**EXERCISE OBJECTIVE**
Retype, exactly as they stand, the lines from the start of the data to the line that contains "import pandas as pd", both ends included. Leave the pictures out.

**GIVEN MATERIAL**
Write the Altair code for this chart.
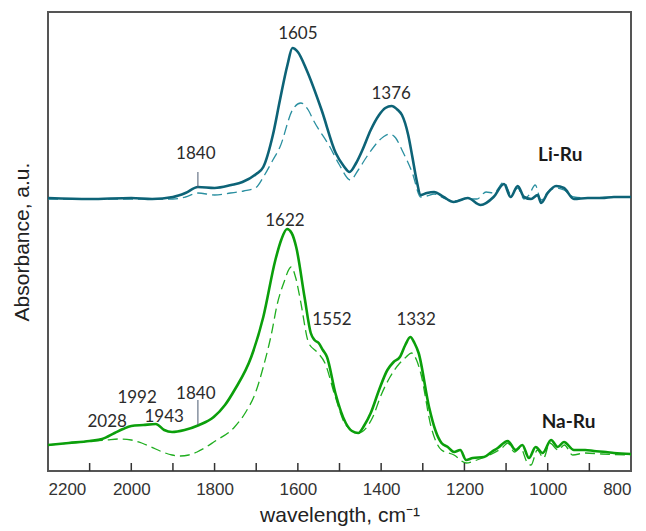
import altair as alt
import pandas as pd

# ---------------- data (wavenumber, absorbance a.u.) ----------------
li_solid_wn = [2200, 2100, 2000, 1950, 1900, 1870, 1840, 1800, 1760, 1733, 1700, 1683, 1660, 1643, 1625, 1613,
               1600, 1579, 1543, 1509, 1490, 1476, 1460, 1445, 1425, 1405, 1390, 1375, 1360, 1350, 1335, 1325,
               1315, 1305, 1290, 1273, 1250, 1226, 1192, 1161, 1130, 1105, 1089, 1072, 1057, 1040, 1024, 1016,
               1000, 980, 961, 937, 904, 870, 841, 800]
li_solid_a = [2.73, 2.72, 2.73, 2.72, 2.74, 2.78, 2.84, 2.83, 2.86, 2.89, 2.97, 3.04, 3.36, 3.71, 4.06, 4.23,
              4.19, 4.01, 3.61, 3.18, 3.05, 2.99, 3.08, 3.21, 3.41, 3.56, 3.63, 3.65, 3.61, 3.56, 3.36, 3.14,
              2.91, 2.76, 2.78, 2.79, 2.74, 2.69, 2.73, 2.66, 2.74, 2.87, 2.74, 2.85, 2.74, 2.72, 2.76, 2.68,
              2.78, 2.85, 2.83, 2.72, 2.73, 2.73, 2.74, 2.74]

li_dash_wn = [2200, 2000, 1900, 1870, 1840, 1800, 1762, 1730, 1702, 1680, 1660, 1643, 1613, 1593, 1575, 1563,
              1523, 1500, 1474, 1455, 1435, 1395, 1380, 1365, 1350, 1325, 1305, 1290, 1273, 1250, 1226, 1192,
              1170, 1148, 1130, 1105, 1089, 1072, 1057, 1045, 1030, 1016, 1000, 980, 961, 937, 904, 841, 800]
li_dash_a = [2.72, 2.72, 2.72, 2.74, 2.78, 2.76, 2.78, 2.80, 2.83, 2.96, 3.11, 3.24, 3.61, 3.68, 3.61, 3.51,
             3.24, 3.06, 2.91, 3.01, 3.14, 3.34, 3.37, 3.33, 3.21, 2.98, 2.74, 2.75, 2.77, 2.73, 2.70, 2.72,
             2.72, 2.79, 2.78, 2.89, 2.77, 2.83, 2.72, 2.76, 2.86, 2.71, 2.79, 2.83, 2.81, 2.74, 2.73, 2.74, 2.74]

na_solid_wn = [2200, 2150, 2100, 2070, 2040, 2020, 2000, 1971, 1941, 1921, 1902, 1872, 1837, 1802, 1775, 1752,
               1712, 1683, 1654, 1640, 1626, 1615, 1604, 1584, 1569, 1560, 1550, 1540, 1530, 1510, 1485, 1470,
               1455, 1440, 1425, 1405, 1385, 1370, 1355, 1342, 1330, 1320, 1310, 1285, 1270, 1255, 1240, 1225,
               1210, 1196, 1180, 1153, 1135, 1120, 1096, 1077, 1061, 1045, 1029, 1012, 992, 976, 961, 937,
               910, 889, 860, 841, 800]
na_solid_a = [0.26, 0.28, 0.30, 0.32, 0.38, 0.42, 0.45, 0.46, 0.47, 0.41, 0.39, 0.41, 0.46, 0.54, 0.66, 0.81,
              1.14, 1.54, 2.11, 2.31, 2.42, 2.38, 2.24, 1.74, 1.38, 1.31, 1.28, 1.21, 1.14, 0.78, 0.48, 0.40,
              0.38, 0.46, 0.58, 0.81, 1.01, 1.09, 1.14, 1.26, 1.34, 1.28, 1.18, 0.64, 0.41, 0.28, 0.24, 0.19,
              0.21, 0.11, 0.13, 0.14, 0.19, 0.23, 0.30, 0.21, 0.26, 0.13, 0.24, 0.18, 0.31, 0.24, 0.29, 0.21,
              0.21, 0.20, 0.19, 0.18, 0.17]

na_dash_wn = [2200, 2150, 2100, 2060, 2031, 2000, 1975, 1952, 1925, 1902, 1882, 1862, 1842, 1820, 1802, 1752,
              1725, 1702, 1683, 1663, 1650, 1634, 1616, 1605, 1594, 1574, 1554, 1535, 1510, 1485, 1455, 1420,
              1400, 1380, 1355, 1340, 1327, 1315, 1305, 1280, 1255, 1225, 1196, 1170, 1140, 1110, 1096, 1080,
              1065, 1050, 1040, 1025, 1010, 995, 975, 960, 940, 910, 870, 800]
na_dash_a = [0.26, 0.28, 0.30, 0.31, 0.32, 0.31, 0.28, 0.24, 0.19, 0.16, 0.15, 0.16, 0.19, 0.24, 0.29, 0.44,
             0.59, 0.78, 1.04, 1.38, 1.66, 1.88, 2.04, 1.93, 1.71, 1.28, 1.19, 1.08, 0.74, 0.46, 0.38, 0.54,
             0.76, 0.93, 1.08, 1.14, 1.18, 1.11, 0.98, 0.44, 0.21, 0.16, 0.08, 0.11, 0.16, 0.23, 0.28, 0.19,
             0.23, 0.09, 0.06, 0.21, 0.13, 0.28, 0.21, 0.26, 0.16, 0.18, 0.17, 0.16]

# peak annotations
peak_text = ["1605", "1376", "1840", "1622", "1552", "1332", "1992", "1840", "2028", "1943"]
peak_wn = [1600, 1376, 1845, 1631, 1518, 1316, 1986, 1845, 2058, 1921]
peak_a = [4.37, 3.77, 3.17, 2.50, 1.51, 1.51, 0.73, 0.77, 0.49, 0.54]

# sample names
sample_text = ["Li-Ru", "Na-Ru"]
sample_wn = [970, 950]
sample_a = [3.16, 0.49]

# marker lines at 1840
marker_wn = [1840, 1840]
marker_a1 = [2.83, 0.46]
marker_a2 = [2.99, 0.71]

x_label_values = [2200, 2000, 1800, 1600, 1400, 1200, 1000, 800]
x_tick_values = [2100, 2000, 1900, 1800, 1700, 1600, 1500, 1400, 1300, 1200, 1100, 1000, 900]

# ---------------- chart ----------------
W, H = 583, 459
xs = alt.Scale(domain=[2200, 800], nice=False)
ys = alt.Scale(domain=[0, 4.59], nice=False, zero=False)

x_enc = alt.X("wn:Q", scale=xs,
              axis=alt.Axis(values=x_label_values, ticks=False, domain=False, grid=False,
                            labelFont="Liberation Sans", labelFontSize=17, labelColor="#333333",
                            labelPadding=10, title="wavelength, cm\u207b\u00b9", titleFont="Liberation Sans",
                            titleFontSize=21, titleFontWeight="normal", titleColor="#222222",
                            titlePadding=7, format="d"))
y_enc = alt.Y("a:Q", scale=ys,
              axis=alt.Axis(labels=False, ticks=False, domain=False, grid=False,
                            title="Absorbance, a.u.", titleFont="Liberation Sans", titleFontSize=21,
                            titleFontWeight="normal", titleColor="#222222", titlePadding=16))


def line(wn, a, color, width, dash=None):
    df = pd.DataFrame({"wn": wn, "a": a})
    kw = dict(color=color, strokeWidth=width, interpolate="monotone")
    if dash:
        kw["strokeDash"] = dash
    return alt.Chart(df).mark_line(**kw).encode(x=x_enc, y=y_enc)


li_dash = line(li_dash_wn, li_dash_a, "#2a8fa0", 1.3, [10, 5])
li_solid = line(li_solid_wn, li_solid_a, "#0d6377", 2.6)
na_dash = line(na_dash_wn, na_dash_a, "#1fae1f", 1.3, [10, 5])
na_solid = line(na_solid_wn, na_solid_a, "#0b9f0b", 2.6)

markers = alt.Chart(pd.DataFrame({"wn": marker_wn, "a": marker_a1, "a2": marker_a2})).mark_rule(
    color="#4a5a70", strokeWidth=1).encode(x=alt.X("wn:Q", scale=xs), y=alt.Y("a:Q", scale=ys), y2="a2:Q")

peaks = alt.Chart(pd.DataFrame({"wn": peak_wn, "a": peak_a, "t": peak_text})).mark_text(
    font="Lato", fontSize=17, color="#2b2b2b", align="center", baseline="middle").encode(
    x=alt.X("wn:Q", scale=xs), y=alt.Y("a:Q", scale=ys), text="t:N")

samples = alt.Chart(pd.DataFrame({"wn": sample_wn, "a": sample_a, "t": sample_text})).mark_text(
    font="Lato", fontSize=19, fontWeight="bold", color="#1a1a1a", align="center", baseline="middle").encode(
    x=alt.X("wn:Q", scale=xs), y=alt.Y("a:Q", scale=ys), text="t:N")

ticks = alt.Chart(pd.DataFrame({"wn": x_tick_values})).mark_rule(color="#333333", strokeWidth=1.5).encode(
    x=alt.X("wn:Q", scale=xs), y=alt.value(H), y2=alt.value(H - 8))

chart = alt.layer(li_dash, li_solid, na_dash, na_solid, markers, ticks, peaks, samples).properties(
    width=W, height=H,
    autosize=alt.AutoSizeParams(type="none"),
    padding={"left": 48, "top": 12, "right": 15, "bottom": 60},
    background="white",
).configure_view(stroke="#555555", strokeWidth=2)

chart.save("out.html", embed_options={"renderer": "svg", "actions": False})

**FULL SOLUTION**
Write the Altair code for this chart.
import altair as alt
import pandas as pd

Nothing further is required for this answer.